• Task instructions
Please transcribe the listing below in full and word for word, without its pictures.

>>>

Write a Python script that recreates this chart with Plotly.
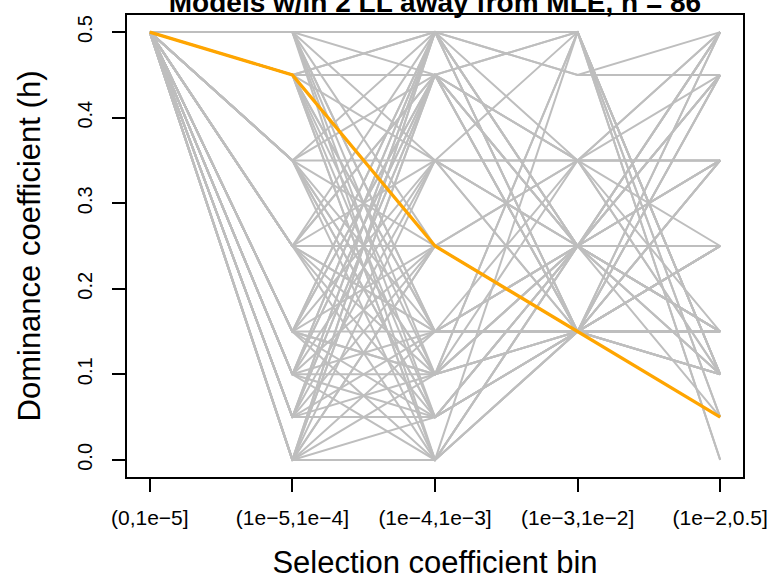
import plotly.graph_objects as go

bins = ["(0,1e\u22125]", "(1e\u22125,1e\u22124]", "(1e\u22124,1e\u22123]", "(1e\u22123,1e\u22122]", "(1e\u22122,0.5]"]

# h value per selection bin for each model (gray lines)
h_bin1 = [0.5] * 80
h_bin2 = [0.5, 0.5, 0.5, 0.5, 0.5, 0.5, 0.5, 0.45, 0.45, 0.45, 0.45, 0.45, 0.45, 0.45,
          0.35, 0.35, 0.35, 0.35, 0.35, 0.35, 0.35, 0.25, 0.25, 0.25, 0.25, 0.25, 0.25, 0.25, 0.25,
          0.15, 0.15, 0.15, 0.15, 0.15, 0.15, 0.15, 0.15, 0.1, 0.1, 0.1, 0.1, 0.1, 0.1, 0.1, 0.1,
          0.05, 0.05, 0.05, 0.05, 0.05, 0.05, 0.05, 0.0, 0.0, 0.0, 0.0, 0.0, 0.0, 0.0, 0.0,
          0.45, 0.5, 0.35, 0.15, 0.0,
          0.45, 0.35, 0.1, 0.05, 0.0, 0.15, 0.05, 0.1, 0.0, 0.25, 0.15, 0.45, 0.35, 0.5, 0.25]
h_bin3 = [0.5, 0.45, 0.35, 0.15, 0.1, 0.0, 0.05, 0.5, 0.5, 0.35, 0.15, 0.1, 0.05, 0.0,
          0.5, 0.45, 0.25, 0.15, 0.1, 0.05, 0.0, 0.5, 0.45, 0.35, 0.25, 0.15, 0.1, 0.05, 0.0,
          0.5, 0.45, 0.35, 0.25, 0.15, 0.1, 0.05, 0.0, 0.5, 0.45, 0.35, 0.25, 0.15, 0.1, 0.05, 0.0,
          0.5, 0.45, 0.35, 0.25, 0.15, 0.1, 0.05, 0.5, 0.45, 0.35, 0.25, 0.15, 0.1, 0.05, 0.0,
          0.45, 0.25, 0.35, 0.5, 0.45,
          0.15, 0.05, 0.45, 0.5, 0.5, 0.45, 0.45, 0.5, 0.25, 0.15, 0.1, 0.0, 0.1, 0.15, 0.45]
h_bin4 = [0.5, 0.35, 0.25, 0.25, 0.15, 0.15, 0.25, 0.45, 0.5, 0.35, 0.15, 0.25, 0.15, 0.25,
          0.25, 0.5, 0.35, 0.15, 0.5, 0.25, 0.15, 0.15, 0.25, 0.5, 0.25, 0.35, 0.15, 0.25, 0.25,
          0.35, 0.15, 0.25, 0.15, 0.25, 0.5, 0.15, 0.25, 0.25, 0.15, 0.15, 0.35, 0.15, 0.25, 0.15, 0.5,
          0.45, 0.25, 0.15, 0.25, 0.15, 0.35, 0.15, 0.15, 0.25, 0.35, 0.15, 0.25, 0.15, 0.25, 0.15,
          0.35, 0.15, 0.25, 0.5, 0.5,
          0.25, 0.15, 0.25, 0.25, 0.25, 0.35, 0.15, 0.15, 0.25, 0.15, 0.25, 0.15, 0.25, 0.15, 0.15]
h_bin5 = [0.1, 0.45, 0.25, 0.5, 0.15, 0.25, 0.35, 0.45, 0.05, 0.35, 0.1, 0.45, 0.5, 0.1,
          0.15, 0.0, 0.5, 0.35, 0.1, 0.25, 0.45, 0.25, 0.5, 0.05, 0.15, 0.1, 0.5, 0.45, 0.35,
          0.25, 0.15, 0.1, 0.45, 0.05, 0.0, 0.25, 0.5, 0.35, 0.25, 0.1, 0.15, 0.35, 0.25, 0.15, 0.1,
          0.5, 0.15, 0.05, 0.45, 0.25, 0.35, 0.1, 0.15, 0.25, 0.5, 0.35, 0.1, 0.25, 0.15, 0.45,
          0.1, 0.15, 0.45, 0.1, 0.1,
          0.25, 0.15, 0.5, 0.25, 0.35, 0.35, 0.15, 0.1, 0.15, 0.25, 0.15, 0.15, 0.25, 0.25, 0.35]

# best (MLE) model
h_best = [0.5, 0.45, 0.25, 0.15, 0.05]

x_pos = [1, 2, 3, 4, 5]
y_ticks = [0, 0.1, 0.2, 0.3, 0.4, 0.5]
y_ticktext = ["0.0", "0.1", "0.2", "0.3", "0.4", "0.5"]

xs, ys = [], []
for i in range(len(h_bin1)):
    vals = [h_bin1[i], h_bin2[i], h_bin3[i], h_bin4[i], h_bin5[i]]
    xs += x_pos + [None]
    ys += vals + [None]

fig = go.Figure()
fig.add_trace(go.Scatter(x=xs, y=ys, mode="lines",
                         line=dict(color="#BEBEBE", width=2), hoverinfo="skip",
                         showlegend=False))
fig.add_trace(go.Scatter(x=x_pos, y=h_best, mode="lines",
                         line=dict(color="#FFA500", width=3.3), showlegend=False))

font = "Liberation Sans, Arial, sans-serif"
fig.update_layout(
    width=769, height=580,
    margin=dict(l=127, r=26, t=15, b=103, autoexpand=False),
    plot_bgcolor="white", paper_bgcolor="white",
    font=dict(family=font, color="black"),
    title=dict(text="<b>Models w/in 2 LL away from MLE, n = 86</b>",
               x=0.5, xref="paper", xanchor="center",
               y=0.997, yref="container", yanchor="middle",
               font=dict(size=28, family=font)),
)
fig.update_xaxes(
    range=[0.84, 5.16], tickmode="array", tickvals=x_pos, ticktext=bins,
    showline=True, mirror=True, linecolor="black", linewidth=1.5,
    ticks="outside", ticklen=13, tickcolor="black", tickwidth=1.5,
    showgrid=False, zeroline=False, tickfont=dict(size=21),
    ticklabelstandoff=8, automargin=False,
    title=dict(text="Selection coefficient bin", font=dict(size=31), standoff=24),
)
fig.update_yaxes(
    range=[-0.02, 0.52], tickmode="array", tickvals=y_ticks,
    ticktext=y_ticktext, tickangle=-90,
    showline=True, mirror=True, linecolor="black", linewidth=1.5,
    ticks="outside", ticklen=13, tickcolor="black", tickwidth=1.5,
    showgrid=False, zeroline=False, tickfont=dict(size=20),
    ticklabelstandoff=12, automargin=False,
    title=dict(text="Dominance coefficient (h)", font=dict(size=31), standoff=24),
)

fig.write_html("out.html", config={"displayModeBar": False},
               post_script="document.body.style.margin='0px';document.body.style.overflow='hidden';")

<<<

• The response
Write a Python script that recreates this chart with Plotly.
import plotly.graph_objects as go

bins = ["(0,1e\u22125]", "(1e\u22125,1e\u22124]", "(1e\u22124,1e\u22123]", "(1e\u22123,1e\u22122]", "(1e\u22122,0.5]"]

# h value per selection bin for each model (gray lines)
h_bin1 = [0.5] * 80
h_bin2 = [0.5, 0.5, 0.5, 0.5, 0.5, 0.5, 0.5, 0.45, 0.45, 0.45, 0.45, 0.45, 0.45, 0.45,
          0.35, 0.35, 0.35, 0.35, 0.35, 0.35, 0.35, 0.25, 0.25, 0.25, 0.25, 0.25, 0.25, 0.25, 0.25,
          0.15, 0.15, 0.15, 0.15, 0.15, 0.15, 0.15, 0.15, 0.1, 0.1, 0.1, 0.1, 0.1, 0.1, 0.1, 0.1,
          0.05, 0.05, 0.05, 0.05, 0.05, 0.05, 0.05, 0.0, 0.0, 0.0, 0.0, 0.0, 0.0, 0.0, 0.0,
          0.45, 0.5, 0.35, 0.15, 0.0,
          0.45, 0.35, 0.1, 0.05, 0.0, 0.15, 0.05, 0.1, 0.0, 0.25, 0.15, 0.45, 0.35, 0.5, 0.25]
h_bin3 = [0.5, 0.45, 0.35, 0.15, 0.1, 0.0, 0.05, 0.5, 0.5, 0.35, 0.15, 0.1, 0.05, 0.0,
          0.5, 0.45, 0.25, 0.15, 0.1, 0.05, 0.0, 0.5, 0.45, 0.35, 0.25, 0.15, 0.1, 0.05, 0.0,
          0.5, 0.45, 0.35, 0.25, 0.15, 0.1, 0.05, 0.0, 0.5, 0.45, 0.35, 0.25, 0.15, 0.1, 0.05, 0.0,
          0.5, 0.45, 0.35, 0.25, 0.15, 0.1, 0.05, 0.5, 0.45, 0.35, 0.25, 0.15, 0.1, 0.05, 0.0,
          0.45, 0.25, 0.35, 0.5, 0.45,
          0.15, 0.05, 0.45, 0.5, 0.5, 0.45, 0.45, 0.5, 0.25, 0.15, 0.1, 0.0, 0.1, 0.15, 0.45]
h_bin4 = [0.5, 0.35, 0.25, 0.25, 0.15, 0.15, 0.25, 0.45, 0.5, 0.35, 0.15, 0.25, 0.15, 0.25,
          0.25, 0.5, 0.35, 0.15, 0.5, 0.25, 0.15, 0.15, 0.25, 0.5, 0.25, 0.35, 0.15, 0.25, 0.25,
          0.35, 0.15, 0.25, 0.15, 0.25, 0.5, 0.15, 0.25, 0.25, 0.15, 0.15, 0.35, 0.15, 0.25, 0.15, 0.5,
          0.45, 0.25, 0.15, 0.25, 0.15, 0.35, 0.15, 0.15, 0.25, 0.35, 0.15, 0.25, 0.15, 0.25, 0.15,
          0.35, 0.15, 0.25, 0.5, 0.5,
          0.25, 0.15, 0.25, 0.25, 0.25, 0.35, 0.15, 0.15, 0.25, 0.15, 0.25, 0.15, 0.25, 0.15, 0.15]
h_bin5 = [0.1, 0.45, 0.25, 0.5, 0.15, 0.25, 0.35, 0.45, 0.05, 0.35, 0.1, 0.45, 0.5, 0.1,
          0.15, 0.0, 0.5, 0.35, 0.1, 0.25, 0.45, 0.25, 0.5, 0.05, 0.15, 0.1, 0.5, 0.45, 0.35,
          0.25, 0.15, 0.1, 0.45, 0.05, 0.0, 0.25, 0.5, 0.35, 0.25, 0.1, 0.15, 0.35, 0.25, 0.15, 0.1,
          0.5, 0.15, 0.05, 0.45, 0.25, 0.35, 0.1, 0.15, 0.25, 0.5, 0.35, 0.1, 0.25, 0.15, 0.45,
          0.1, 0.15, 0.45, 0.1, 0.1,
          0.25, 0.15, 0.5, 0.25, 0.35, 0.35, 0.15, 0.1, 0.15, 0.25, 0.15, 0.15, 0.25, 0.25, 0.35]

# best (MLE) model
h_best = [0.5, 0.45, 0.25, 0.15, 0.05]

x_pos = [1, 2, 3, 4, 5]
y_ticks = [0, 0.1, 0.2, 0.3, 0.4, 0.5]
y_ticktext = ["0.0", "0.1", "0.2", "0.3", "0.4", "0.5"]

xs, ys = [], []
for i in range(len(h_bin1)):
    vals = [h_bin1[i], h_bin2[i], h_bin3[i], h_bin4[i], h_bin5[i]]
    xs += x_pos + [None]
    ys += vals + [None]

fig = go.Figure()
fig.add_trace(go.Scatter(x=xs, y=ys, mode="lines",
                         line=dict(color="#BEBEBE", width=2), hoverinfo="skip",
                         showlegend=False))
fig.add_trace(go.Scatter(x=x_pos, y=h_best, mode="lines",
                         line=dict(color="#FFA500", width=3.3), showlegend=False))

font = "Liberation Sans, Arial, sans-serif"
fig.update_layout(
    width=769, height=580,
    margin=dict(l=127, r=26, t=15, b=103, autoexpand=False),
    plot_bgcolor="white", paper_bgcolor="white",
    font=dict(family=font, color="black"),
    title=dict(text="<b>Models w/in 2 LL away from MLE, n = 86</b>",
               x=0.5, xref="paper", xanchor="center",
               y=0.997, yref="container", yanchor="middle",
               font=dict(size=28, family=font)),
)
fig.update_xaxes(
    range=[0.84, 5.16], tickmode="array", tickvals=x_pos, ticktext=bins,
    showline=True, mirror=True, linecolor="black", linewidth=1.5,
    ticks="outside", ticklen=13, tickcolor="black", tickwidth=1.5,
    showgrid=False, zeroline=False, tickfont=dict(size=21),
    ticklabelstandoff=8, automargin=False,
    title=dict(text="Selection coefficient bin", font=dict(size=31), standoff=24),
)
fig.update_yaxes(
    range=[-0.02, 0.52], tickmode="array", tickvals=y_ticks,
    ticktext=y_ticktext, tickangle=-90,
    showline=True, mirror=True, linecolor="black", linewidth=1.5,
    ticks="outside", ticklen=13, tickcolor="black", tickwidth=1.5,
    showgrid=False, zeroline=False, tickfont=dict(size=20),
    ticklabelstandoff=12, automargin=False,
    title=dict(text="Dominance coefficient (h)", font=dict(size=31), standoff=24),
)

fig.write_html("out.html", config={"displayModeBar": False},
               post_script="document.body.style.margin='0px';document.body.style.overflow='hidden';")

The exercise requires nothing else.